━━━ Exercise materials ━━━

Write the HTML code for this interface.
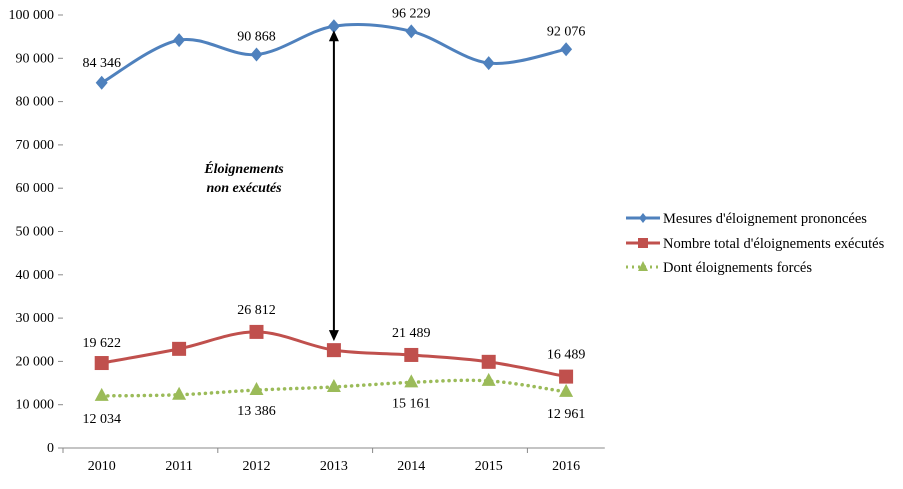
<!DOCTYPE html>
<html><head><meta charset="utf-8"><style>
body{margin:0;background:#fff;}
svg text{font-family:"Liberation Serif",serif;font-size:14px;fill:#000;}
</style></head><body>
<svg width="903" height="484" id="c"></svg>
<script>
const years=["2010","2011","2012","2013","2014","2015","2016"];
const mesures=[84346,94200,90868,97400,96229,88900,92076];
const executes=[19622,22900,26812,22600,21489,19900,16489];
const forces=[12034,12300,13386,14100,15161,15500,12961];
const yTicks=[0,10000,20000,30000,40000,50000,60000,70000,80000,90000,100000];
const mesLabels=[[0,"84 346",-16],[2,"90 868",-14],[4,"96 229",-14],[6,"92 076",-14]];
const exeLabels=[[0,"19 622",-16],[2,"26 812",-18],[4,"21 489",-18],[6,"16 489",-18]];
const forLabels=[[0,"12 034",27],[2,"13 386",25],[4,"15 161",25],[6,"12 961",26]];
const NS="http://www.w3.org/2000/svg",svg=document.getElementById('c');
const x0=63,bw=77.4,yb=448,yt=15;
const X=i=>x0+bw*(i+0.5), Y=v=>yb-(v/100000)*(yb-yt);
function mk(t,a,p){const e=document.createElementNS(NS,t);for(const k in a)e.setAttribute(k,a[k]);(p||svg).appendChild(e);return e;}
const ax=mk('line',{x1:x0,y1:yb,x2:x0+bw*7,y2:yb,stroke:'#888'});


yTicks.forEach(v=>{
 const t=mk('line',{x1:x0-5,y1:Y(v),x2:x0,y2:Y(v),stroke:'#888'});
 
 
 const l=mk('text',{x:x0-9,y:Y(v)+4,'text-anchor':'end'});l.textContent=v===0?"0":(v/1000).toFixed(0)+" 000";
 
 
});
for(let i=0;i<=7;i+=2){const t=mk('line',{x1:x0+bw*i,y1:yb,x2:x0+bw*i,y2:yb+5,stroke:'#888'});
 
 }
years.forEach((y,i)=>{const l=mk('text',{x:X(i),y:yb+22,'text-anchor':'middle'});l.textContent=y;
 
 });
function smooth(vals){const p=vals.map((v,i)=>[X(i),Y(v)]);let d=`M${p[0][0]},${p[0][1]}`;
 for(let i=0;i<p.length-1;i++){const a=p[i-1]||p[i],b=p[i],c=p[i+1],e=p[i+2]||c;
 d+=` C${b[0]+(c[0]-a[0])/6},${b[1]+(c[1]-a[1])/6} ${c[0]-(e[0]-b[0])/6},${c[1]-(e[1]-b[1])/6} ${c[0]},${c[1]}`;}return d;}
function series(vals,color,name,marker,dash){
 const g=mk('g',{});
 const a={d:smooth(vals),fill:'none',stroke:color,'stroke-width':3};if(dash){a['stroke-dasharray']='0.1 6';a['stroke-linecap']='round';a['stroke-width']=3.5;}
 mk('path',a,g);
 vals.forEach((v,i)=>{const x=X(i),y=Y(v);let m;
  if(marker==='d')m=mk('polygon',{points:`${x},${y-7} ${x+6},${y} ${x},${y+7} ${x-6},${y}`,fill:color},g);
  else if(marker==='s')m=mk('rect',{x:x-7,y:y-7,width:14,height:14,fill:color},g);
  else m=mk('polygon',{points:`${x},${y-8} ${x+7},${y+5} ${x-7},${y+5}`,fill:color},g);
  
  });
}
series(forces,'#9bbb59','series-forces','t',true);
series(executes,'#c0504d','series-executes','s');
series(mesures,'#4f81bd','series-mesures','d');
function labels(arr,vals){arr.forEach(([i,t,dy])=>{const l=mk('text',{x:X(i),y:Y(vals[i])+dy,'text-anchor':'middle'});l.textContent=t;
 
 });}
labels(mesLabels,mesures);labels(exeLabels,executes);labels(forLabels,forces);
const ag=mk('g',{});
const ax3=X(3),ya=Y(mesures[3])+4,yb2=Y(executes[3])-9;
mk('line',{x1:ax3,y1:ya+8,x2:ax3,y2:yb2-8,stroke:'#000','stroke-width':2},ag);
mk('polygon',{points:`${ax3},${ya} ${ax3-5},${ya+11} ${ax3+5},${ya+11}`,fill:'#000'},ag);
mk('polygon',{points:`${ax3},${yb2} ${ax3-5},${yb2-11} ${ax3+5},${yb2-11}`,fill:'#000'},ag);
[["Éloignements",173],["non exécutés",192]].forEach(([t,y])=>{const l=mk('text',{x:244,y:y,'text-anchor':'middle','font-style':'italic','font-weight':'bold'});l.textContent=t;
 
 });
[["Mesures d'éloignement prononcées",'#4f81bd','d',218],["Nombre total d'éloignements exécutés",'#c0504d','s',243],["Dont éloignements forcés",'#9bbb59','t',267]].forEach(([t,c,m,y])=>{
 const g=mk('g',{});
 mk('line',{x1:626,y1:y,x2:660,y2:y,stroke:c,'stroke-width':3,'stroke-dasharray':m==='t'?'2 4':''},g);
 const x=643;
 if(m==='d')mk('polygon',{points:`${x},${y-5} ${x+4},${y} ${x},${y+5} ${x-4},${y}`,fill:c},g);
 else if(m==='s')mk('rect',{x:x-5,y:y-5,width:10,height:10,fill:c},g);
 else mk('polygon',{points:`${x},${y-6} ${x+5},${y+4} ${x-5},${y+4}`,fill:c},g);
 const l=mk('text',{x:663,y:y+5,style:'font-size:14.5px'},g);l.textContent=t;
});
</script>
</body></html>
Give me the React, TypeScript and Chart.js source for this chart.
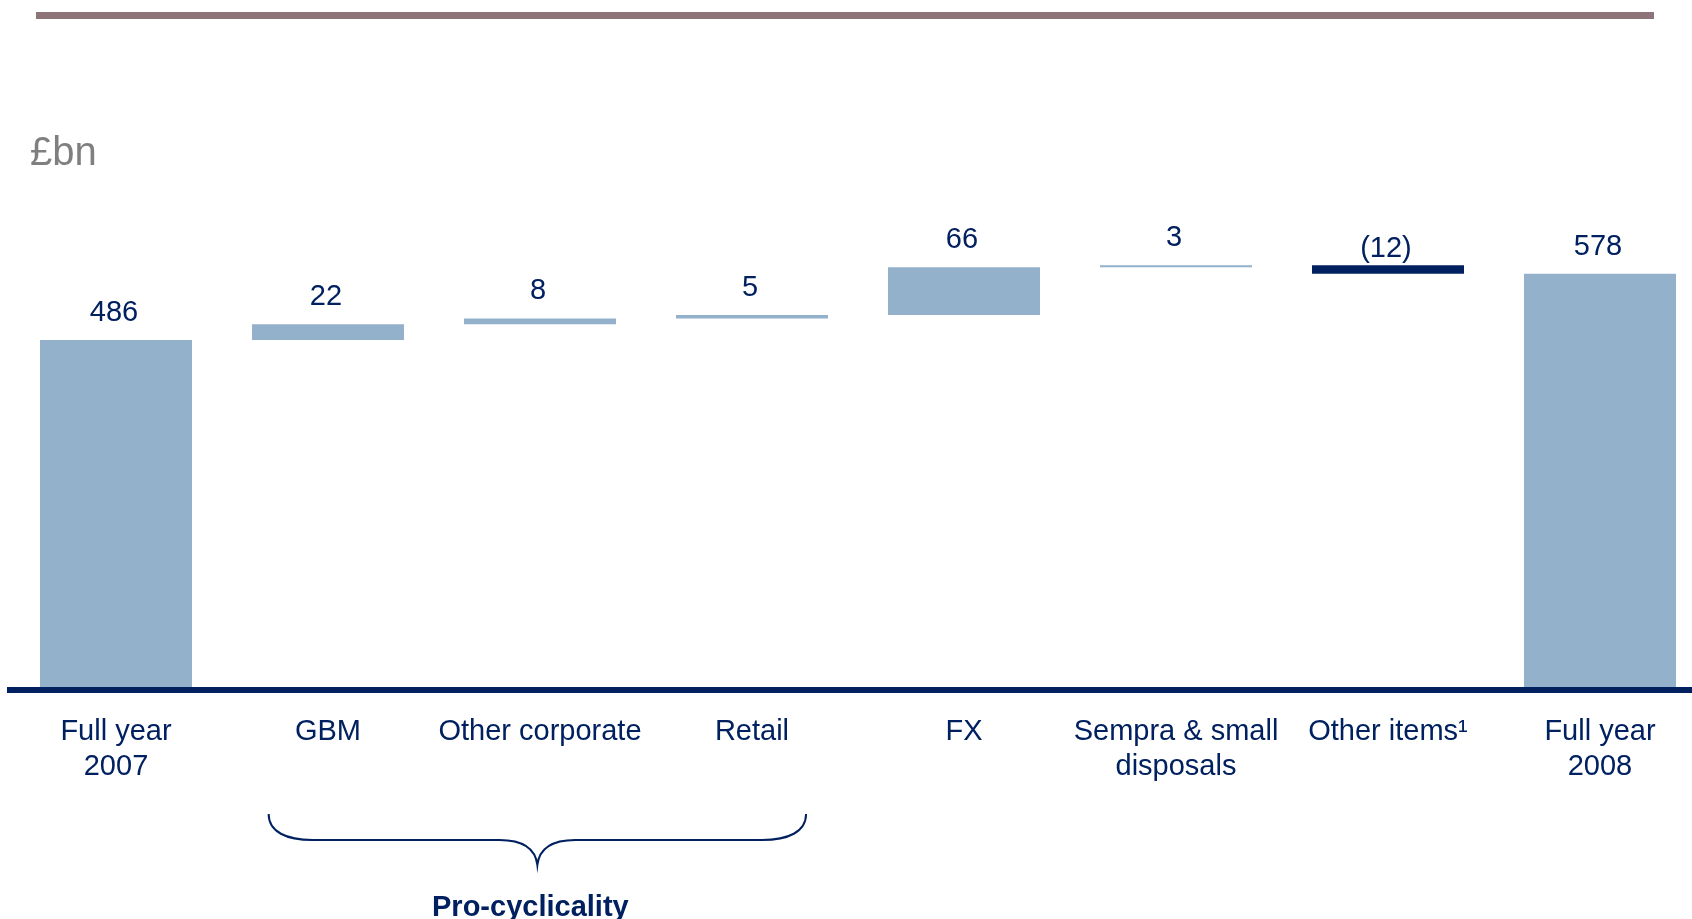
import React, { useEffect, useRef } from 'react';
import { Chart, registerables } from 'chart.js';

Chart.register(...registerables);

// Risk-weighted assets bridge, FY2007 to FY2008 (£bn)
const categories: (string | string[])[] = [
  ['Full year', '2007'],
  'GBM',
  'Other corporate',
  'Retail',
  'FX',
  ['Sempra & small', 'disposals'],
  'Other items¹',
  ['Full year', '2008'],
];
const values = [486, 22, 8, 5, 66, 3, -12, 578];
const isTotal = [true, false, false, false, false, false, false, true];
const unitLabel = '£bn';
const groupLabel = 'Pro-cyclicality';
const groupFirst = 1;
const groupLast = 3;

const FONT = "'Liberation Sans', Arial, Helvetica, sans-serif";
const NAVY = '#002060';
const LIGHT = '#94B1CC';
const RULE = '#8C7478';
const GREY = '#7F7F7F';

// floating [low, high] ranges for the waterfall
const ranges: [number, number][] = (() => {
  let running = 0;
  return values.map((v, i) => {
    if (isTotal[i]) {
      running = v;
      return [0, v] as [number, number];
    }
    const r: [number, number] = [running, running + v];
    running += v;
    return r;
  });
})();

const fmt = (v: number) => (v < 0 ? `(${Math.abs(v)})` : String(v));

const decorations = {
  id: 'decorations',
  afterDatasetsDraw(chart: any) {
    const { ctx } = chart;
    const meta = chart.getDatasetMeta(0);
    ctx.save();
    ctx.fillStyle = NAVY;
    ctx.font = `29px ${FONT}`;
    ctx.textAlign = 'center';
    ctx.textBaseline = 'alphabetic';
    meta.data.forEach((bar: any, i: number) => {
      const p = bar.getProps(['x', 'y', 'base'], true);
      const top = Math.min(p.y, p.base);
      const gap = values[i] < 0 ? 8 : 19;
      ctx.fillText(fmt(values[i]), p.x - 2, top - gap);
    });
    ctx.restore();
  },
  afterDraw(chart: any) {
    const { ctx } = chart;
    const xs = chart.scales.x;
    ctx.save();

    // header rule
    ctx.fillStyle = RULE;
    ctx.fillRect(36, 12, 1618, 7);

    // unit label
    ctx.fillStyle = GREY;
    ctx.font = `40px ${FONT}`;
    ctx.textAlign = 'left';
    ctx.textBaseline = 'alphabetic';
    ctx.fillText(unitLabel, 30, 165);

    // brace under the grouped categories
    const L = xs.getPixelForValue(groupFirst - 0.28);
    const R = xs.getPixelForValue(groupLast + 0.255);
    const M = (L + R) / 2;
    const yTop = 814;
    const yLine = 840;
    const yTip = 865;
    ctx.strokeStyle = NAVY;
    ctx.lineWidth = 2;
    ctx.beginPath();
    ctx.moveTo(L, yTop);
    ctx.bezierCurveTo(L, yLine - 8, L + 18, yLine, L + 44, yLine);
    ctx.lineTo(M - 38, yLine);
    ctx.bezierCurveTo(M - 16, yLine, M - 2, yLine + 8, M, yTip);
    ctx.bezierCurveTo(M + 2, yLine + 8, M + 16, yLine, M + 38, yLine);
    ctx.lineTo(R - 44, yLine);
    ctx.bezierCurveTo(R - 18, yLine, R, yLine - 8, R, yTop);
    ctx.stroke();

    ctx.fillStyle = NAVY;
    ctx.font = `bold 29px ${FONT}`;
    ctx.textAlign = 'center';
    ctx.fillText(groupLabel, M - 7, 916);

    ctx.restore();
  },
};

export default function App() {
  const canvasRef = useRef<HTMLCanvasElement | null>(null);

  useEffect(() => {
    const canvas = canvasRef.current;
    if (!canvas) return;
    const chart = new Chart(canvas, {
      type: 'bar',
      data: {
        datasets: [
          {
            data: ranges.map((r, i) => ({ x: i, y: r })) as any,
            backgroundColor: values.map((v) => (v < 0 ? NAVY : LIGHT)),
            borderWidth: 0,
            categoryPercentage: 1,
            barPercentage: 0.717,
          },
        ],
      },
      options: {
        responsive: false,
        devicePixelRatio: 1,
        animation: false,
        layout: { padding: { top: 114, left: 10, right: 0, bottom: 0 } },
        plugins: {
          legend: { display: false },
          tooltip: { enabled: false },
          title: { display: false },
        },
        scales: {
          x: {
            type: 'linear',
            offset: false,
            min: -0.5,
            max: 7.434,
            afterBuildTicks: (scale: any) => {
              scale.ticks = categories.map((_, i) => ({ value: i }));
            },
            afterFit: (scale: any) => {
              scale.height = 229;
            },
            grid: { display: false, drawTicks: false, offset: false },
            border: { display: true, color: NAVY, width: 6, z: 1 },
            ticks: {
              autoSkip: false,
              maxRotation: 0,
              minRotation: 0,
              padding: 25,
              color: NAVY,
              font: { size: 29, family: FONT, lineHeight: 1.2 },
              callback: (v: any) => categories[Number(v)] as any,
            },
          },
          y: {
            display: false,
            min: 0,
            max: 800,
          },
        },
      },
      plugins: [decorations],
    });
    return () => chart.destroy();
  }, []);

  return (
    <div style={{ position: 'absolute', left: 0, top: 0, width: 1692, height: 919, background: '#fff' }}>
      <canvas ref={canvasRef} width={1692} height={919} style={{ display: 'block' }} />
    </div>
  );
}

━━━

Your objective: Read the data above and pull out each line that holds the string "this".

Task answer:
Write the HTML code for this interface.
Give me the React, TypeScript and Chart.js source for this chart.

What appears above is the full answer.